=== Task prompt ===
Reproduce nothing but the lines from the start of the material through the line that includes "return (H - M['b']", both ends included, and omit every picture.

=== Data ===
= = = = =
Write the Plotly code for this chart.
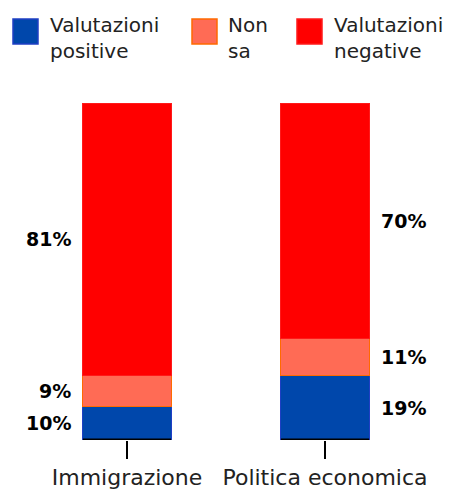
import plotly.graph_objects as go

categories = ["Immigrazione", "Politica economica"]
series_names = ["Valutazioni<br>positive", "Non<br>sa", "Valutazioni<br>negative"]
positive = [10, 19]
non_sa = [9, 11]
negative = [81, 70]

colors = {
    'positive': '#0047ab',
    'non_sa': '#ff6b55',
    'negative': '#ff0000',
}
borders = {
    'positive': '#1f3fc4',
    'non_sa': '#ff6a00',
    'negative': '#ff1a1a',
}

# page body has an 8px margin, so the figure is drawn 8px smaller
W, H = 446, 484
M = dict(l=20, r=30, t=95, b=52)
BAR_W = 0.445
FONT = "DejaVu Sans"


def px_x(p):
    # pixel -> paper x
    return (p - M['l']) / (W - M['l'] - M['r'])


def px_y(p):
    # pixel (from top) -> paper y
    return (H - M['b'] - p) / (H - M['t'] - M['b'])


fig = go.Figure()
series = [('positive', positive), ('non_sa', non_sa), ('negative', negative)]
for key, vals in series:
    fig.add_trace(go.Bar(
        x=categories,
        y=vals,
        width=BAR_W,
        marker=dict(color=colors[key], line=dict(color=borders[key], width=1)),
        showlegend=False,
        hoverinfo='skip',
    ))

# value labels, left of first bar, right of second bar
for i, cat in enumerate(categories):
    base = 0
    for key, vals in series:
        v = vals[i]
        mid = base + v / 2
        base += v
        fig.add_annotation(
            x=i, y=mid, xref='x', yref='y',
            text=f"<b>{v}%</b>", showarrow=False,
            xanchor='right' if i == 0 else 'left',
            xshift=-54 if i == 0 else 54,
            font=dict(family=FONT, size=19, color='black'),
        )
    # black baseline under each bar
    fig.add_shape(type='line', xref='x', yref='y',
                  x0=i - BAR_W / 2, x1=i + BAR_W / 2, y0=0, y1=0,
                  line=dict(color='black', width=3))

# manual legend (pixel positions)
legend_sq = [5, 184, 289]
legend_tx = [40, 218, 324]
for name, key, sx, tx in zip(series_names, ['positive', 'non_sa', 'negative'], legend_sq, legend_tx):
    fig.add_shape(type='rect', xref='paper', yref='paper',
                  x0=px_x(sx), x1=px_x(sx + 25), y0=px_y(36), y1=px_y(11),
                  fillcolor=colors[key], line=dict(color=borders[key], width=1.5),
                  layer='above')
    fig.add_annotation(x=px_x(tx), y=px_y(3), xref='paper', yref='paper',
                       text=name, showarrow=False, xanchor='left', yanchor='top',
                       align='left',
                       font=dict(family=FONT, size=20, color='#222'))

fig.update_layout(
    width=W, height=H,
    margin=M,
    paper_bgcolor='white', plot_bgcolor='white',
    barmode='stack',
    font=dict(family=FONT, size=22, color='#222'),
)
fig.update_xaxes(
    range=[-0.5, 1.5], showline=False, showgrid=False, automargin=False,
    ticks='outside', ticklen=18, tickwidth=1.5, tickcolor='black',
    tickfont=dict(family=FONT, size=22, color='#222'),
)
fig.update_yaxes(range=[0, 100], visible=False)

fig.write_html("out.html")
= = = = =
=== Result below ===
Write the Plotly code for this chart.
import plotly.graph_objects as go

categories = ["Immigrazione", "Politica economica"]
series_names = ["Valutazioni<br>positive", "Non<br>sa", "Valutazioni<br>negative"]
positive = [10, 19]
non_sa = [9, 11]
negative = [81, 70]

colors = {
    'positive': '#0047ab',
    'non_sa': '#ff6b55',
    'negative': '#ff0000',
}
borders = {
    'positive': '#1f3fc4',
    'non_sa': '#ff6a00',
    'negative': '#ff1a1a',
}

# page body has an 8px margin, so the figure is drawn 8px smaller
W, H = 446, 484
M = dict(l=20, r=30, t=95, b=52)
BAR_W = 0.445
FONT = "DejaVu Sans"


def px_x(p):
    # pixel -> paper x
    return (p - M['l']) / (W - M['l'] - M['r'])


def px_y(p):
    # pixel (from top) -> paper y
    return (H - M['b'] - p) / (H - M['t'] - M['b'])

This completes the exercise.